If it sounds like I am accusing DEQ of hoodwinking us here, forget it.  What EPA wanted us in Montana to do is figure out is how we can modestly reduce our emissions rate and that is what DEQ has done. And while the technical wonks at DEQ have made it clear as a bell that they were working with rates, they have also gone out of their way to calculate the (always small) change in the actual mass of emissions entailed in each of their rate reduction scenarios. They have also made available a handy dandy little planning model that allows you to design and test any emissions reduction scenario that suits your fancy. You tell the model what you want to see (carbon sequestration, nuclear plant, a fivefold increase in wind power, whatever) and it will spit out how far both the rate and mass of emissions will fall. You can download the model here, so get cracking.

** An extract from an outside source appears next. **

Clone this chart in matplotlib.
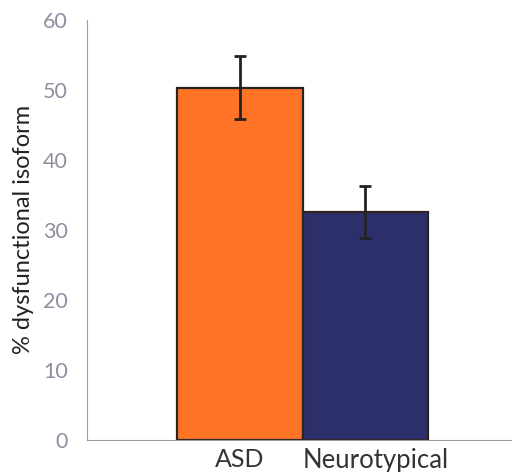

Even if EPA can't figure out how Montana can make a difference, maybe you can.

* All the scenarios did anticipate that the Corette power plant in Billings would be mothballed in 2015 as previously planned by PPL Montana.

** Not including hydro. EPA does not allow hydropower to be included in the total of generation from renewables.

*** The EPA allows power saved by increasing efficiency in transmission and end use to count in total generation.